South Indian king cobras are quite different from Oriya ones. Even after years in captivity at the Madras Crocodile Bank, the Oriya kings were just as feisty as day one. I dreaded the days when Rom had to feed them. The southern snakes would stalk and pounce on the dead rat that Rom dangled enticingly in front of them. The Oriya snakes, however, would bite the tongs, plants, and boulders in the enclosure, and after they ran out of things to bite, grab the rat. Sometimes, they would even look at Rom’s shoes intently although he stood still.
These temperaments are not an artifact of captivity. In the Anamalais, Tamil Nadu, one tea estate labourer brought a large snake flailing inside a gunny sack, saying it was a rat snake. Inside was a hefty, 10-ft king cobra. Surprisingly, it had not bitten in self-defence while being caught and stuffed clumsily into the burlap.
One snake catcher in the mangrove forest of Bhitarkanika, Orissa, wasn’t so lucky; he was bitten on the nose by a wild king cobra. Even if he had been close to medical help, there is no anti-venom for king cobra bite in India. Without hesitating for a moment, he swung his machete and chopped his own nose off. It is possible the snake didn’t inject any venom, but had the man waited for the symptoms to develop, he might not have lived to tell the tale.
Pictures of many snake rescuers free-handling calm king cobras from the Western Ghats circulate on social networking sites. If these heroes tried a similar stunt with the feisty Oriya ones, they wouldn’t last a minute.
For centuries, mongoose-and-cobra fights have been staged by snake charmers. The cobras’ first line of defence, to sit majestically and menacingly with their heads up and hoods spread, doesn’t cut any ice with mongooses. We had always assumed the quick-to-tire reptiles were no match for the agile and swift mammals.

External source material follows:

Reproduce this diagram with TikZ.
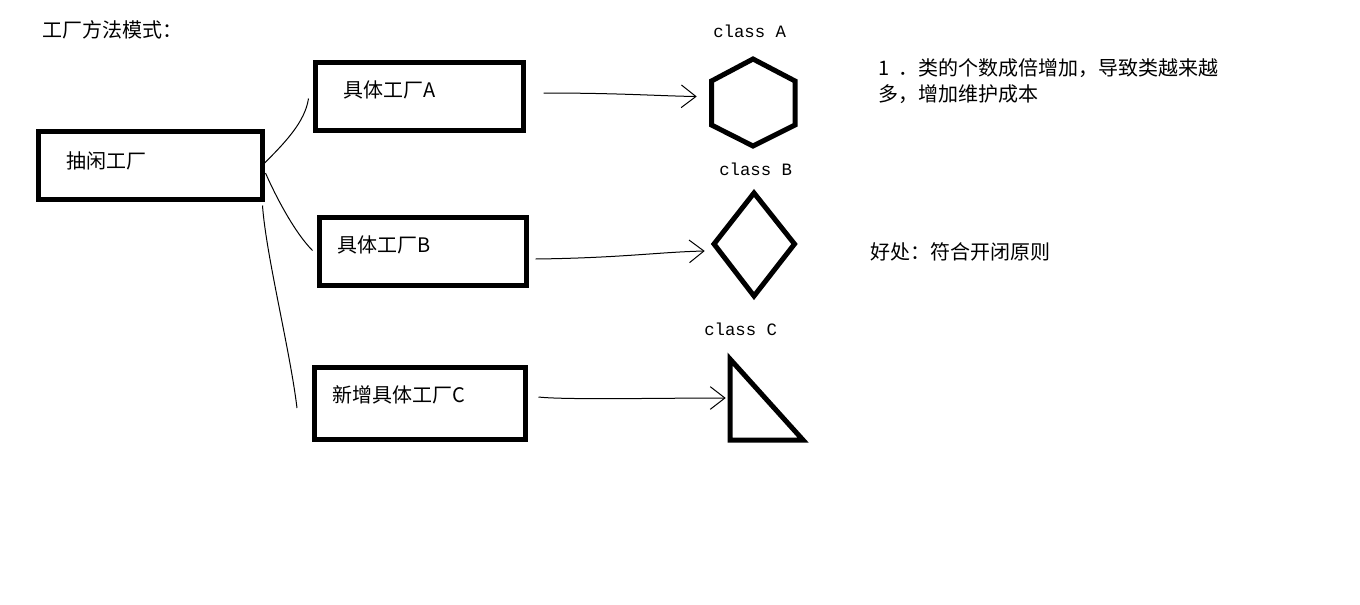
\documentclass[tikz,border=0pt]{standalone}
\usepackage{fontspec}
\newfontfamily\cjkf{Noto Sans CJK SC}
\newfontfamily\monof{Liberation Mono}
\usetikzlibrary{arrows.meta,calc}
\begin{document}
\begin{tikzpicture}[x=0.75pt,y=-0.75pt,
  txt/.style={inner sep=0pt,anchor=base west,font=\cjkf\fontsize{15pt}{18pt}\selectfont},
  cls/.style={inner sep=0pt,anchor=base west,font=\monof\fontsize{13pt}{15pt}\selectfont},
  box/.style={draw=black,line width=3.75pt,rectangle,inner sep=0pt},
  shp/.style={draw=black,line width=3.75pt,line join=miter},
  hole/.style={inner sep=0pt},
  wire/.style={draw=black,line width=0.75pt},
  arr/.style={draw=black,line width=0.75pt,-{Straight Barb[length=11pt,width=17pt]}}
]
\fill[white] (0,0) rectangle (1360,604);
\useasboundingbox (0,0) rectangle (1360,604);

% title
\node[txt] (title) at (42,37) {工厂方法模式：};

% factories
\node[box,minimum width=224*0.75pt,minimum height=68*0.75pt] (absF) at (150,165) {};
\node[txt] (absT) at (66,168.5) {抽闲工厂};

\node[box,minimum width=208*0.75pt,minimum height=68*0.75pt] (boxA) at (419.5,96.5) {};
\node[txt] (boxAT) at (343,97.5) {具体工厂A};

\node[box,minimum width=207*0.75pt,minimum height=68*0.75pt] (boxB) at (423,251.5) {};
\node[txt] (boxBT) at (337,252.5) {具体工厂B};

\node[box,minimum width=211*0.75pt,minimum height=72*0.75pt] (boxC) at (420,403.5) {};
\node[txt] (boxCT) at (332,402.5) {新增具体工厂C};

% class shapes
\node[hole,minimum width=84*0.75pt,minimum height=87*0.75pt] (clsA) at (753,102.5) {};
\draw[shp] (753,59) -- (795,81) -- (795,125) -- (753,146) -- (711.5,125) -- (711.5,81) -- cycle;
\node[cls] (clsAT) at (713,37) {class A};

\node[hole,minimum width=80*0.75pt,minimum height=103*0.75pt] (clsB) at (754,244.5) {};
\draw[shp] (754,193) -- (794.5,244) -- (754,296) -- (714,244) -- cycle;
\node[cls] (clsBT) at (719,175) {class B};

\node[hole,minimum width=73*0.75pt,minimum height=81*0.75pt] (clsC) at (766.5,399.5) {};
\draw[shp] (730,359) -- (730,440) -- (803,440) -- cycle;
\node[cls] (clsCT) at (704,335) {class C};

% hand-drawn links from the abstract factory
\draw[wire] ($(absF.east)+(-4,2)$) .. controls (285,143) and (305,122) .. ($(boxA.west)+(-4.5,2)$);
\draw[wire] ($(absF.east)+(1,8)$) .. controls (276,197) and (295,233) .. ($(boxB.west)+(-4.5,-1)$);
\coordinate (cEnd) at (297,408);
\draw[wire] ($(absF.south east)+(-2,4)$) .. controls (266,255) and (290,350) .. (cEnd);

% arrows to the classes
\draw[arr] ($(boxA.east)+(17.5,-3.5)$) .. controls (620,93) and (660,96) .. ($(clsA.west)+(-14,-6)$);
\draw[arr] ($(boxB.east)+(6.5,7.5)$) .. controls (620,258) and (660,252) .. ($(clsB.west)+(-9,6.5)$);
\draw[arr] ($(boxC.east)+(10.5,-6.5)$) .. controls (565,400) and (660,398) .. ($(clsC.west)+(-4,-1.5)$);

% notes
\node[txt] (note1) at (878,75) {\makebox[15pt][l]{1}．类的个数成倍增加，导致类越来越};
\node[txt] (note2) at (878,101) {多，增加维护成本};
\node[txt] (note3) at (870,259.5) {好处：符合开闭原则};
\end{tikzpicture}
\end{document}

It was only recently, when a film crew used high-speed cameras, that we realised cobras strike at their tormentors from the defensive posture without opening their mouths; they were merely head-butting.
I haven’t found a credible explanation for their reticence to bite. Rom suggested, “Venom is expensive to produce. Snakes may want to use it as a last resort.”
I argued, “But this is a matter of life or death. If a cobra won’t use its venom when a mongoose goes for its jugular, when is a good time to use it?”
Despite these broad generalisations about species’ temperaments, there is variation among individual snakes.
A man showed up at our door once holding a healthy adult Russell’s viper in his bare hands. I was still collecting my wits, when he announced he had caught a baby python. Rom instructed in a calm voice, “Put it down slowly and gently.”
After he flipped the snake into a bag, he berated the ignorant man.
On another occasion, Rom’s six-year-old son Samir and his partner in mischief, Kali, brought home a bunch of saw-scaled vipers in their little hands.
“See dada, baby cat snakes,” said Samir.
Surprisingly and fortunately, the normally snappy vipers didn’t bite either of the two kids.
Are these just instances of good fortune? Why didn’t the snakes bite while being caught? Is it the easy confidence of the ignorant that protects them? Some say snakes sense nervousness and react by biting. I wonder if perhaps these individual snakes are calm by nature. Yet, many nervous and frightened cobras, Russell’s vipers, and saw-scaled vipers bite tens of thousands of people every year in India.
I asked Rom, “Do you think the personality of the individual snake determines whether an encounter with a human ends in a medical emergency?”
Rom scoffed, “How do you suggest we test if a venomous snake is a Type A personality?”